Depth of Market (DOM)

Depth of Market (DOM), also referred to as the order book, is a real-time display of pending orders for a specific financial instrument (e.g., stocks, futures, commodities, etc.) on an exchange. This display typically consists of a list showing both the buy and sell orders at various price levels. DOM is a crucial tool for traders, particularly those involved in algorithmic trading, as it provides insight into market liquidity and potential price movements. The information in the DOM helps traders understand the buy and sell interest at different price levels and thus predict short-term price changes.

The Basics of DOM

DOM is structured as a table, typically divided into two sections: one for buy orders (bids) and the other for sell orders (asks or offers).

Bids

Asks

Spread

Components of DOM

  1. Order Types:
    • Limit Orders: Orders to buy or sell at a specific price or better. These orders stay in the market until they are filled or canceled.
    • Market Orders: Orders to buy or sell immediately at the best available price. These do not show up in the DOM as they are executed instantaneously.
    • Stop Orders: Orders that turn into market orders when a specific price level is reached.
  2. Depth Levels: This refers to the number of price levels displayed in the DOM. Most DOM displays show the top 5–20 levels on each side of the market, but some advanced systems may show deeper levels.

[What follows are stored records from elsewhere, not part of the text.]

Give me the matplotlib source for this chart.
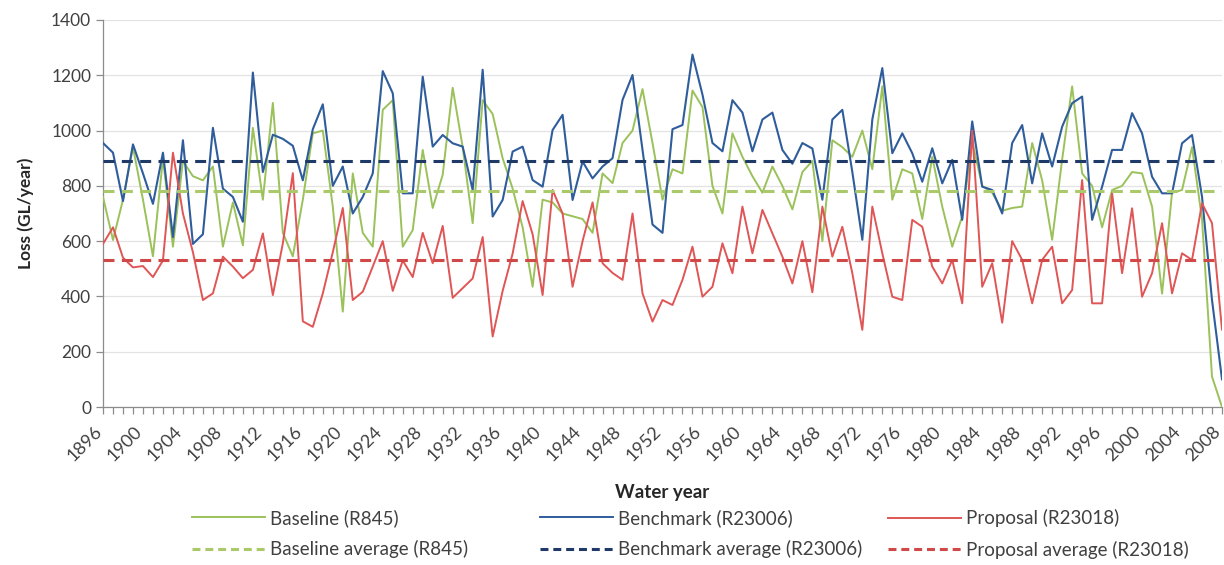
import numpy as np
import matplotlib
matplotlib.use("Agg")
import matplotlib.pyplot as plt
from matplotlib.lines import Line2D
from matplotlib.ticker import MultipleLocator
import matplotlib.transforms as mtransforms

# water years 1896 .. 2008
years = list(range(1896, 2009))

baseline = [
    760, 604, 750, 940, 750, 545, 900, 580, 890, 835,
    820, 870, 580, 740, 585, 1010, 750, 1100, 630, 545,
    750, 990, 1000, 725, 345, 845, 630, 580, 1075, 1110,
    580, 640, 930, 720, 840, 1155, 940, 665, 1110, 1060,
    900, 790, 650, 435, 750, 740, 700, 690, 680, 630,
    845, 810, 955, 1000, 1150, 955, 750, 860, 845, 1145,
    1085, 800, 700, 990, 905, 835, 775, 870, 800, 715,
    850, 890, 600, 965, 940, 905, 1000, 860, 1160, 750,
    860, 845, 680, 905, 725, 580, 690, 960, 800, 775,
    710, 720, 725, 955, 820, 605, 895, 1160, 845, 800,
    650, 785, 800, 850, 845, 725, 410, 775, 785, 940,
    680, 110, 0,
]

benchmark = [
    955, 920, 745, 950, 845, 735, 920, 615, 965, 590,
    625, 1010, 790, 760, 670, 1210, 850, 985, 970, 945,
    820, 1005, 1095, 800, 870, 700, 760, 845, 1215, 1135,
    773, 773, 1195, 942, 984, 954, 942, 785, 1220, 689,
    749, 924, 942, 821, 797, 1002, 1057, 749, 888, 827,
    870, 900, 1111, 1201, 930, 660, 630, 1005, 1020, 1275,
    1130, 955, 925, 1110, 1065, 925, 1040, 1065, 930, 880,
    955, 935, 750, 1040, 1075, 850, 605, 1040, 1226, 918,
    990, 918, 815, 936, 809, 894, 677, 1033, 797, 785,
    700, 955, 1020, 809, 990, 870, 1014, 1099, 1123, 677,
    797, 930, 930, 1063, 990, 833, 773, 773, 954, 984,
    761, 387, 100,
]

proposal = [
    590, 650, 540, 505, 510, 470, 530, 920, 700, 560,
    387, 411, 544, 508, 466, 496, 628, 405, 592, 846,
    310, 290, 411, 560, 720, 387, 417, 508, 600, 420,
    530, 470, 630, 520, 655, 395, 430, 465, 615, 255,
    420, 555, 745, 625, 405, 785, 700, 435, 600, 740,
    520, 485, 460, 700, 411, 309, 387, 369, 460, 580,
    399, 435, 592, 484, 725, 556, 713, 628, 544, 447,
    600, 415, 725, 544, 652, 484, 279, 725, 556, 399,
    387, 677, 652, 508, 447, 532, 375, 1000, 435, 520,
    305, 600, 532, 375, 532, 580, 375, 423, 821, 375,
    375, 773, 484, 719, 399, 484, 665, 411, 556, 532,
    737, 665, 280,
]

baseline_avg = 782
benchmark_avg = 890
proposal_avg = 530

labels = [
    "Baseline (R845)", "Benchmark (R23006)", "Proposal (R23018)",
    "Baseline average (R845)", "Benchmark average (R23006)", "Proposal average (R23018)",
]

GREEN = "#9bc15a"
BLUE = "#2f5d9c"
RED = "#e05555"
GREEN_D = "#a9c96a"
BLUE_D = "#1f3a66"
RED_D = "#d04848"
TXT = "#404040"


def main():
    plt.rcParams["font.family"] = ["Lato", "DejaVu Sans"]

    ##########
    # LAYOUT #
    ##########
    W, H = 1224, 565
    fig = plt.figure(figsize=(W / 100, H / 100), dpi=100)
    ax = fig.add_axes([103 / W, 1 - 407 / H, (1222 - 103) / W, (407 - 20) / H])

    ############
    # PLOTTING #
    ############
    ax.plot(years, baseline, color=GREEN, lw=1.4, zorder=3)
    ax.plot(years, benchmark, color=BLUE, lw=1.5, zorder=3)
    ax.plot(years, proposal, color=RED, lw=1.4, zorder=3)

    dash = dict(lw=2.2, dashes=(3.6, 2.4), zorder=4)
    ax.plot([years[0], years[-1]], [baseline_avg] * 2, color=GREEN_D, **dash)
    ax.plot([years[0], years[-1]], [benchmark_avg] * 2, color=BLUE_D, **dash)
    ax.plot([years[0], years[-1]], [proposal_avg] * 2, color=RED_D, **dash)

    ax.set_xlim(1896, 2008)
    ax.set_ylim(0, 1400)
    ax.yaxis.set_major_locator(MultipleLocator(200))
    ax.xaxis.set_major_locator(MultipleLocator(4))
    ax.xaxis.set_minor_locator(MultipleLocator(1))
    ax.grid(axis="y", color="#e3e3e3", lw=0.9, zorder=0)

    for s in ["top", "right"]:
        ax.spines[s].set_visible(False)
    for s in ["left", "bottom"]:
        ax.spines[s].set_color("#8c8c8c")
        ax.spines[s].set_linewidth(0.9)

    ax.tick_params(axis="both", which="both", colors="#8c8c8c", length=5, width=0.9)
    ax.tick_params(axis="y", labelcolor=TXT, labelsize=12.5)
    ax.tick_params(axis="x", labelcolor=TXT, labelsize=13, pad=7)

    offset = mtransforms.ScaledTranslation(2 / 100, 0, fig.dpi_scale_trans)
    for lab in ax.get_xticklabels():
        lab.set_rotation(45)
        lab.set_ha("right")
        lab.set_va("top")
        lab.set_transform(lab.get_transform() + offset)

    ax.set_ylabel("Loss (GL/year)", fontsize=12.5, fontweight="bold", color="#262626", labelpad=12)
    ax.set_xlabel("Water year", fontsize=13.5, fontweight="bold", color="#262626", labelpad=14)

    ##########
    # LEGEND #
    ##########
    cols = [(GREEN, GREEN_D), (BLUE, BLUE_D), (RED, RED_D)]
    starts = [192, 540, 888]
    for k, (c_solid, c_dash) in enumerate(cols):
        handles = [
            Line2D([], [], color=c_solid, lw=1.4),
            Line2D([], [], color=c_dash, lw=2.2, dashes=(2.6, 1.6)),
        ]
        fig.legend(handles, [labels[k], labels[k + 3]],
                   loc="upper left", bbox_to_anchor=(starts[k] / W, 1 - 509 / H),
                   frameon=False, borderpad=0, borderaxespad=0,
                   handlelength=3.9, handletextpad=0.25, labelspacing=0.72,
                   fontsize=13.5, labelcolor=TXT)

    fig.savefig("out.png", dpi=100)


if __name__ == "__main__":
    main()
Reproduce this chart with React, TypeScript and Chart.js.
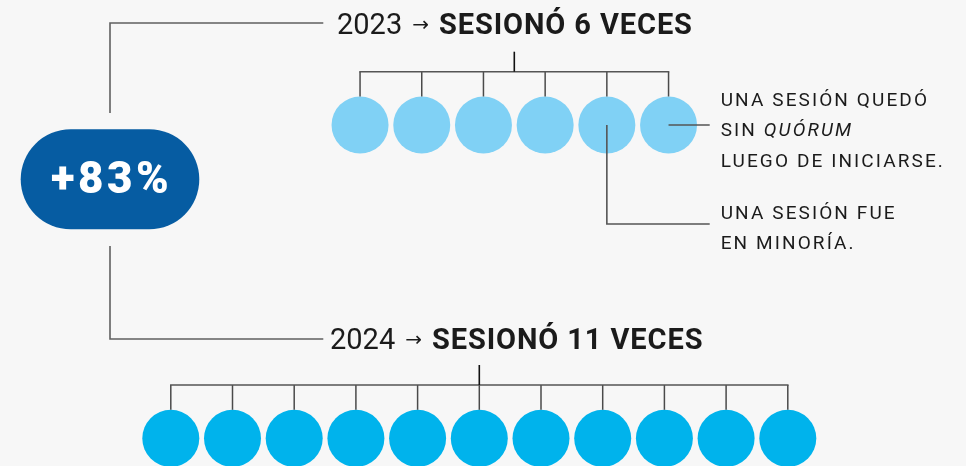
import { useEffect, useRef } from 'react';
import { Chart, registerables } from 'chart.js';

Chart.register(...registerables);

// ---------- data ----------
const years = ['2023', '2024'];
const sessionCounts = [6, 11];
const changeLabel = '+83%';
const titleVerb = 'SESIONÓ';
const titleUnit = 'VECES';
// 2023 notes (session number is 1-based within the 2023 row)
const quorumNoteSession = 6;
const quorumNoteLines = [
  [{ t: 'UNA SESIÓN QUEDÓ', i: false }],
  [{ t: 'SIN ', i: false }, { t: 'QUÓRUM', i: true }],
  [{ t: 'LUEGO DE INICIARSE.', i: false }],
];
const minorityNoteSession = 5;
const minorityNoteLines = ['UNA SESIÓN FUE', 'EN MINORÍA.'];

// ---------- layout / style ----------
const W = 966;
const H = 466;
const BG = '#f7f7f7';
const ROW_Y = [125, 438.3];
const ROW_CX = [514.3, 479.3];
const STEP = 61.7;
const R = 28.5;
const ROW_COLORS = ['#80d1f5', '#00b3ec'];
const TITLE_X = [337, 330];
const TITLE_BASE = [34.3, 349];
const LEADER_X = 110;
const LEADER_Y = [23, 339];
const LEADER_END = 323.3;
const PILL = { cx: 110, cy: 179.3, w: 178.6, h: 100, color: '#065ca2' };
const NOTE_X = 720.7;
const NOTE_LINE_END = 709.7;
const LINE_GRAY = '#606060';
const TEXT = '#1b1b1b';

function rowPoints(r: number) {
  const n = sessionCounts[r];
  return Array.from({ length: n }, (_, i) => ({
    x: ROW_CX[r] + (i - (n - 1) / 2) * STEP,
    y: ROW_Y[r],
  }));
}

const drawPlugin = {
  id: 'infographic',
  beforeDraw(chart: any) {
    const ctx = chart.ctx;
    ctx.save();
    ctx.fillStyle = BG;
    ctx.fillRect(0, 0, chart.width, chart.height);
    ctx.restore();
  },
  afterDatasetsDraw(chart: any) {
    const ctx: CanvasRenderingContext2D = chart.ctx;
    const xs = chart.scales.x;
    const ys = chart.scales.y;
    const px = (v: number) => xs.getPixelForValue(v);
    const py = (v: number) => ys.getPixelForValue(v);
    ctx.save();
    const line = (pts: number[][], color: string, w = 1.6) => {
      ctx.beginPath();
      ctx.strokeStyle = color;
      ctx.lineWidth = w;
      pts.forEach(([x, y], i) => (i ? ctx.lineTo(x, y) : ctx.moveTo(x, y)));
      ctx.stroke();
    };

    years.forEach((year, r) => {
      const meta = chart.getDatasetMeta(r);
      const pts = meta.data.map((e: any) => ({ x: e.x, y: e.y }));
      const rowY = pts[0].y;
      const bracketY = rowY - 53.3;
      const first = pts[0].x;
      const last = pts[pts.length - 1].x;
      // ticks
      pts.forEach((p: any) => line([[p.x, bracketY], [p.x, rowY - R]], '#4a4a4a', 1.5));
      line([[first - 0.75, bracketY], [last + 0.75, bracketY]], '#555', 1.6);
      const mid = (first + last) / 2;
      line([[mid, bracketY - 20], [mid, bracketY]], '#111', 1.6);

      // title
      let x = px(TITLE_X[r]);
      const base = py(TITLE_BASE[r]);
      ctx.fillStyle = TEXT;
      ctx.textBaseline = 'alphabetic';
      ctx.textAlign = 'left';
      ctx.font = '29px Roboto';
      (ctx as any).letterSpacing = '0px';
      ctx.fillText(year, x, base);
      x += ctx.measureText(year).width + 10;
      ctx.font = '20px "DejaVu Sans"';
      ctx.fillText('→', x, base - 3);
      x += ctx.measureText('→').width + 10;
      ctx.font = 'bold 29px Roboto';
      (ctx as any).letterSpacing = '0.9px';
      ctx.fillText(`${titleVerb} ${sessionCounts[r]} ${titleUnit}`, x, base);
      (ctx as any).letterSpacing = '0px';

      // leader from the pill
      const ly = py(LEADER_Y[r]);
      const lx = px(LEADER_X);
      const pillEdge = r === 0 ? py(PILL.cy - PILL.h / 2 - 16.3) : py(PILL.cy + PILL.h / 2 + 16.7);
      line([[lx, pillEdge], [lx, ly], [px(LEADER_END), ly]], LINE_GRAY, 1.6);
    });

    // pill
    const pw = PILL.w, ph = PILL.h;
    const pl = px(PILL.cx) - pw / 2, pt = py(PILL.cy) - ph / 2;
    ctx.beginPath();
    ctx.fillStyle = PILL.color;
    ctx.roundRect(pl, pt, pw, ph, ph / 2);
    ctx.fill();
    ctx.fillStyle = '#ffffff';
    ctx.font = '900 44px Roboto';
    (ctx as any).letterSpacing = '3.5px';
    ctx.textAlign = 'center';
    ctx.fillText(changeLabel, px(PILL.cx) + 1.7, py(193.3));
    (ctx as any).letterSpacing = '0px';
    ctx.textAlign = 'left';

    // notes (2023 row)
    const meta0 = chart.getDatasetMeta(0);
    const q = meta0.data[quorumNoteSession - 1];
    const m = meta0.data[minorityNoteSession - 1];
    line([[q.x, q.y], [px(NOTE_LINE_END), q.y]], '#555', 1.6);
    line([[m.x, m.y], [m.x, py(224)], [px(NOTE_LINE_END), py(224)]], '#555', 1.6);

    ctx.fillStyle = TEXT;
    (ctx as any).letterSpacing = '2.1px';
    quorumNoteLines.forEach((segs, i) => {
      let x = px(NOTE_X);
      const y = py(105.7 + i * 30.5);
      segs.forEach((s) => {
        ctx.font = (s.i ? 'italic ' : '') + '19px Roboto';
        ctx.fillText(s.t, x, y);
        x += ctx.measureText(s.t).width;
      });
    });
    minorityNoteLines.forEach((t, i) => {
      ctx.font = '19px Roboto';
      ctx.fillText(t, px(NOTE_X), py(219.3 + i * 30));
    });
    (ctx as any).letterSpacing = '0px';
    ctx.restore();
  },
};

export default function App() {
  const ref = useRef<HTMLCanvasElement>(null);
  useEffect(() => {
    if (!ref.current) return;
    const chart = new Chart(ref.current, {
      type: 'scatter',
      data: {
        datasets: years.map((y, r) => ({
          label: y,
          data: rowPoints(r),
          pointRadius: R,
          pointHoverRadius: R,
          pointBorderWidth: 0,
          pointBackgroundColor: ROW_COLORS[r],
          backgroundColor: ROW_COLORS[r],
          borderColor: ROW_COLORS[r],
          showLine: false,
          clip: false,
        })),
      },
      options: {
        responsive: false,
        animation: false,
        devicePixelRatio: 1,
        events: [],
        layout: { padding: 0, autoPadding: false },
        plugins: { legend: { display: false }, tooltip: { enabled: false } },
        scales: {
          x: { type: 'linear', min: 0, max: W, display: false },
          y: { type: 'linear', min: 0, max: H, reverse: true, display: false },
        },
      },
      plugins: [drawPlugin],
    } as any);
    return () => chart.destroy();
  }, []);
  return (
    <div style={{ position: 'fixed', left: 0, top: 0, width: W, height: H, background: BG }}>
      <canvas ref={ref} width={W} height={H} style={{ display: 'block' }} />
    </div>
  );
}
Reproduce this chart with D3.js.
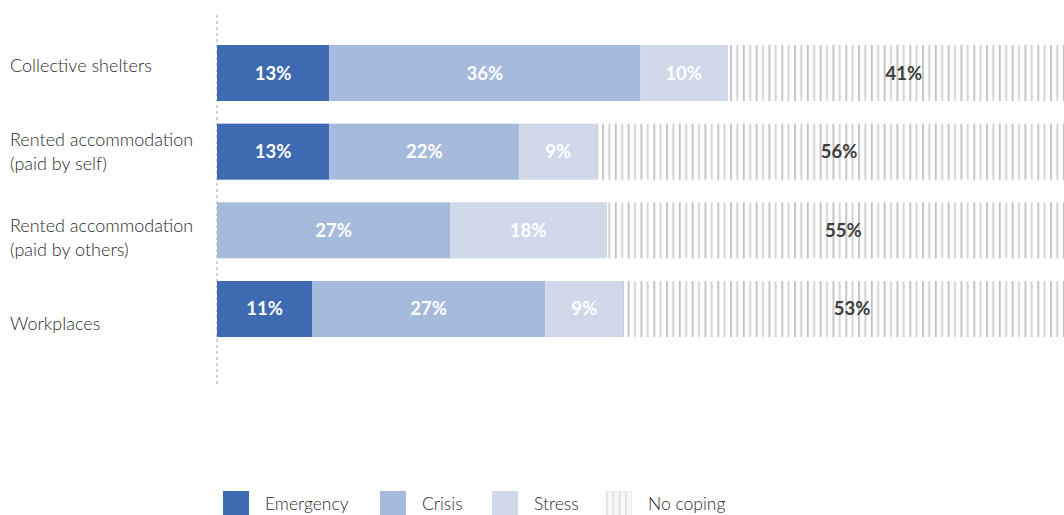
<!DOCTYPE html>
<html>
<head>
<meta charset="utf-8">
<script src="https://cdn.jsdelivr.net/npm/d3@7/dist/d3.min.js"></script>
<style>
  html, body { margin: 0; padding: 0; background: #fff; }
  svg { display: block; }
  text { font-family: Lato, "Open Sans", sans-serif; }
</style>
</head>
<body>
<svg id="chart" width="1064" height="515"></svg>
<script>
// ---- data ----
const categories = [
  ["Collective shelters"],
  ["Rented accommodation", "(paid by self)"],
  ["Rented accommodation", "(paid by others)"],
  ["Workplaces"]
];
const seriesNames = ["Emergency", "Crisis", "Stress", "No coping"];
const emergency = [13, 13, 0, 11];
const crisis    = [36, 22, 27, 27];
const stress    = [10, 9, 18, 9];
const noCoping  = [41, 56, 55, 53];

// ---- layout ----
const svg = d3.select("#chart");
const colors = ["#3e6ab2", "#a6bbdc", "#cfd9ea", "url(#hatch)"];
const textColors = ["#ffffff", "#ffffff", "#ffffff", "#3d3d3d"];

const defs = svg.append("defs");
const pat = defs.append("pattern")
  .attr("id", "hatch").attr("patternUnits", "userSpaceOnUse")
  .attr("width", 12.8).attr("height", 56).attr("x", 0.5);
pat.append("rect").attr("width", 12.8).attr("height", 56).attr("fill", "#fff");
pat.append("rect").attr("x", 0).attr("width", 1.8).attr("height", 56).attr("fill", "#c0c0c0");
pat.append("rect").attr("x", 6.4).attr("width", 1.7).attr("height", 56).attr("fill", "#cccccc");

const keys = categories.map((c, i) => "c" + i);
const y = d3.scaleBand().domain(keys).range([45, 337]).paddingInner(0.288).paddingOuter(0);
const yLabel = d3.scalePoint().domain(keys).range([66, 324]);
const x = d3.scaleLinear().domain([0, 100]).range([217, 1081]);

const table = keys.map((k, i) => ({
  key: k,
  vals: [emergency[i], crisis[i], stress[i], noCoping[i]]
}));

// dashed axis line
svg.append("line")
  .attr("x1", x(0)).attr("x2", x(0))
  .attr("y1", 15).attr("y2", 387)
  .attr("stroke", "#c2c2c2").attr("stroke-width", 1.5)
  .attr("stroke-dasharray", "3,3");

// bars
table.forEach(row => {
  let acc = 0;
  const g = svg.append("g");
  row.vals.forEach((v, s) => {
    const x0 = acc, x1 = acc + v;
    acc = x1;
    if (v <= 0) return;
    g.append("rect")
      .attr("x", x(x0)).attr("y", y(row.key))
      .attr("width", x(x1) - x(x0)).attr("height", y.bandwidth())
      .attr("fill", colors[s]);
    if (s === 3) {
      g.append("line").attr("x1", x(x0) + 0.5).attr("x2", x(x0) + 0.5)
        .attr("y1", y(row.key)).attr("y2", y(row.key) + y.bandwidth())
        .attr("stroke", "#c8c8c8").attr("stroke-width", 1);
    }
    g.append("text")
      .attr("x", (x(x0) + x(x1)) / 2)
      .attr("y", y(row.key) + y.bandwidth() / 2 + 6.5)
      .attr("text-anchor", "middle")
      .attr("font-size", 18.5).attr("font-weight", 700)
      .attr("fill", textColors[s])
      .text(v + "%");
  });
});

// category labels
categories.forEach((lines, i) => {
  const cy = yLabel(keys[i]);
  const t = svg.append("text").attr("x", 10).attr("font-size", 18)
    .attr("font-weight", 300).attr("fill", "#2b2b2b");
  const n = lines.length;
  lines.forEach((ln, j) => {
    t.append("tspan").attr("x", 10)
      .attr("y", cy + 6 + (j - (n - 1) / 2) * 24)
      .text(ln);
  });
});

// legend
const legendX = [223, 380, 492, 606];
seriesNames.forEach((name, s) => {
  svg.append("rect").attr("x", legendX[s]).attr("y", 491)
    .attr("width", 26).attr("height", 24)
    .attr("fill", s === 3 ? "url(#hatchL)" : colors[s]);
  svg.append("text").attr("x", legendX[s] + 42).attr("y", 510)
    .attr("font-size", 17.5).attr("font-weight", 300).attr("fill", "#2b2b2b")
    .text(name);
});
const patL = defs.append("pattern")
  .attr("id", "hatchL").attr("patternUnits", "userSpaceOnUse")
  .attr("width", 6.4).attr("height", 24).attr("x", 606);
patL.append("rect").attr("width", 6.4).attr("height", 24).attr("fill", "#f7f7f7");
patL.append("rect").attr("x", 0).attr("width", 1.4).attr("height", 24).attr("fill", "#dcdcdc");
</script>
</body>
</html>
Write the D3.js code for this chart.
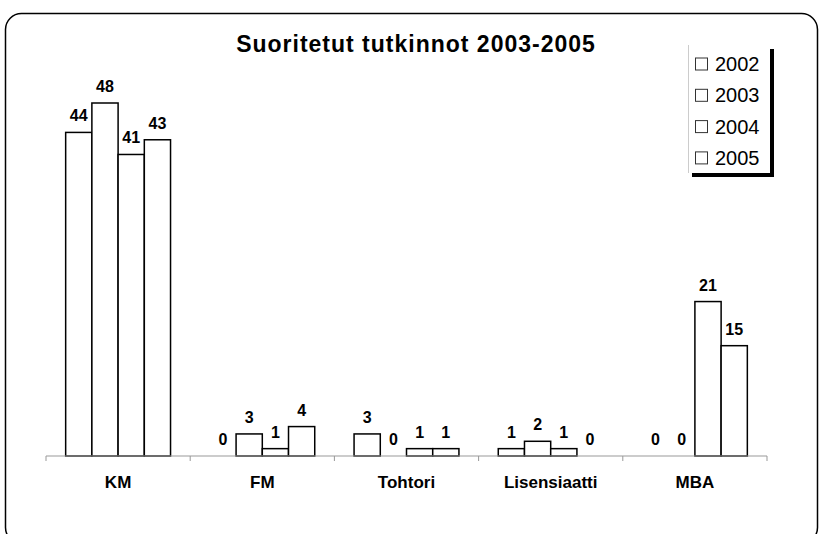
<!DOCTYPE html>
<html>
<head>
<meta charset="utf-8">
<script src="https://cdn.jsdelivr.net/npm/d3@7"></script>
<style>
  body { margin: 0; background: #fff; }
  svg text { font-family: Arial, "Liberation Sans", sans-serif; }
</style>
</head>
<body>
<div class="chart"></div>
<script>
const categories = ["KM", "FM", "Tohtori", "Lisensiaatti", "MBA"];
const years = ["2002", "2003", "2004", "2005"];
const v2002 = [44, 0, 3, 1, 0];
const v2003 = [48, 3, 0, 2, 0];
const v2004 = [41, 1, 1, 1, 21];
const v2005 = [43, 4, 1, 0, 15];
const series = [v2002, v2003, v2004, v2005];

const width = 819;
const height = 534;

const svg = d3.select('.chart')
    .append('svg')
    .attr('width', width)
    .attr('height', height);

// frame with rounded corners
svg.append('rect')
    .attr('x', 5.5).attr('y', 13.5)
    .attr('width', 812).attr('height', 530)
    .attr('rx', 16)
    .attr('fill', 'none')
    .attr('stroke', '#000')
    .attr('stroke-width', 1.5);

const x0 = d3.scaleBand().domain(categories).range([46, 767]);
const x1 = d3.scaleBand().domain(years).range([0, x0.bandwidth()]).paddingOuter(0.75);
const y = d3.scaleLinear().domain([0, 48]).range([456, 103]);

// title
svg.append('text')
    .attr('x', 416).attr('y', 52)
    .attr('text-anchor', 'middle')
    .attr('font-size', 23)
    .attr('font-weight', 'bold')
    .attr('letter-spacing', 1)
    .text('Suoritetut tutkinnot 2003-2005');

// bars
const rows = [];
categories.forEach((c, i) => {
    years.forEach((yr, j) => rows.push({cat: c, year: yr, value: series[j][i]}));
});

svg.selectAll('rect.bar')
    .data(rows)
    .enter()
    .append('rect')
    .attr('class', 'bar')
    .attr('x', d => x0(d.cat) + x1(d.year))
    .attr('y', d => y(d.value))
    .attr('width', x1.bandwidth())
    .attr('height', d => y(0) - y(d.value))
    .attr('fill', '#fff')
    .attr('stroke', '#000')
    .attr('stroke-width', 1.5)
    .attr('opacity', d => d.value > 0 ? 1 : 0);

// value labels
svg.selectAll('text.val')
    .data(rows)
    .enter()
    .append('text')
    .attr('class', 'val')
    .attr('x', d => x0(d.cat) + x1(d.year) + x1.bandwidth() / 2)
    .attr('y', d => y(d.value) - 11)
    .attr('text-anchor', 'middle')
    .attr('font-size', 16)
    .attr('font-weight', 'bold')
    .text(d => d.value);

// x axis
const axis = svg.append('g')
    .attr('transform', `translate(0,${y(0)})`);
axis.append('line')
    .attr('x1', 46).attr('x2', 767)
    .attr('stroke', '#999').attr('stroke-width', 1);
const bounds = categories.map(c => x0(c)).concat([767]);
axis.selectAll('line.tick')
    .data(bounds)
    .enter()
    .append('line')
    .attr('class', 'tick')
    .attr('x1', d => d).attr('x2', d => d)
    .attr('y1', 0).attr('y2', 5)
    .attr('stroke', '#999');
axis.selectAll('text')
    .data(categories)
    .enter()
    .append('text')
    .attr('x', d => x0(d) + x0.bandwidth() / 2)
    .attr('y', 32)
    .attr('text-anchor', 'middle')
    .attr('font-size', 17)
    .attr('font-weight', 'bold')
    .text(d => d);

// legend with shadow
const lg = svg.append('g');
lg.append('rect')
    .attr('x', 692).attr('y', 49)
    .attr('width', 82).attr('height', 128)
    .attr('fill', '#000');
lg.append('rect')
    .attr('x', 688).attr('y', 45)
    .attr('width', 82).attr('height', 128)
    .attr('fill', '#fff');
lg.append('line')
    .attr('x1', 688.5).attr('x2', 688.5)
    .attr('y1', 45).attr('y2', 173)
    .attr('stroke', '#ccc');

const item = lg.selectAll('g.item')
    .data(years)
    .enter()
    .append('g')
    .attr('class', 'item')
    .attr('transform', (d, i) => `translate(695,${64 + i * 31.3})`);
item.append('rect')
    .attr('x', 0.5).attr('y', -6)
    .attr('width', 12).attr('height', 12)
    .attr('fill', '#fff')
    .attr('stroke', '#333');
item.append('text')
    .attr('x', 20).attr('y', 7)
    .attr('font-size', 20)
    .text(d => d);
</script>
</body>
</html>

  3. Volume: Sometimes called “order size,” this indicates how many units of the security are up for sale or purchase at each price level.

Importance in Algorithmic Trading

Algorithmic trading involves the use of computer algorithms to execute trades based on pre-defined criteria. DOM data is particularly valuable for these algorithms because:

  1. Market Liquidity Assessment: By analyzing the volume at each price level, algorithms can assess the liquidity of the market and avoid executing large orders that might move the market unfavorably.

  2. Price Prediction: Algorithms can predict short-term price movements by studying changes in the DOM, such as sudden increases or decreases in volume at certain price levels.

  3. Order Execution Strategy: DOM data helps in executing complex orders by splitting large orders into smaller chunks that can be executed at different price levels without significantly impacting the market price.

  4. Arbitrage Opportunities: Identifying the discrepancies in price and volume at different market levels allows algorithms to exploit arbitrage opportunities.

  1. Scalping: This involves making numerous trades to capture small price movements. Scalpers rely heavily on DOM to make rapid buy and sell decisions based on the order flow.

  2. Market Making: A market maker provides liquidity by simultaneously placing buy and sell orders in the market. They profit from the bid-ask spread and use DOM to manage their risk and exposure.

  3. Liquidation Hunting: Some traders and algorithms monitor DOM to identify large pending orders and anticipate forced liquidations, which can create short-term volatility.

  4. Spoofing: This is an illegal activity where traders place fake orders to create a false sense of market supply or demand. Algorithms can detect such patterns by analyzing irregularities in the DOM.

Tools for DOM

Various trading platforms and software provide detailed DOM information. Some of the most well-known tools include:

How to Interpret DOM Data

Interpreting DOM data is both an art and a science. Traders should consider the following factors:

  1. Order Distribution: The concentration of orders at specific price levels can indicate strong resistance or support.
  2. Volume Clusters: Large volumes at particular price levels suggest significant interest and potential price barriers.
  3. Order Flow Dynamics: Rapid changes in the number and size of orders can signal upcoming price volatility.
  4. Market Imbalances: An imbalance of buy and sell orders can predict imminent price movements.

Challenges and Limitations

  1. Data Overload: The DOM contains vast amounts of data, and interpreting it in real-time requires sophisticated algorithms.
  2. Latency: In high-frequency trading, even microseconds of delay in receiving DOM data can impact trading outcomes.
  3. Spoofing and Fake Orders: The presence of fake orders can mislead traders and algorithms.
  4. Regulatory Implications: The misuse of DOM data can lead to regulatory scrutiny and penalties.

Example of Using DOM in a Trade

  1. Entering a Trade: A trader sees a large concentration of buy orders at a specific price level and decides to place a buy order slightly above that level, anticipating that the interest will push the price up.
  2. Managing the Trade: As the price moves in the trader’s favor, they monitor changes in the DOM to decide whether to hold the position for further gains or exit to secure profits.
  3. Exiting the Trade: Upon seeing a sudden increase in sell orders at a higher price level, the trader decides to exit the position, expecting that the increased selling pressure will push the price down.

Conclusion

Depth of Market is an indispensable tool for both human traders and algorithmic systems. Its ability to offer a comprehensive view of market liquidity and order flow dynamics makes it essential for making informed trading decisions. By mastering DOM, traders can enhance their market analysis, improve trade execution, and exploit short-term market inefficiencies.

As technology advances, the importance of DOM in modern trading will likely increase, making it a pivotal aspect of trading strategies and market behavior analysis. Understanding and utilizing DOM data effectively can be the difference between trading success and failure, particularly in the fast-paced world of financial markets.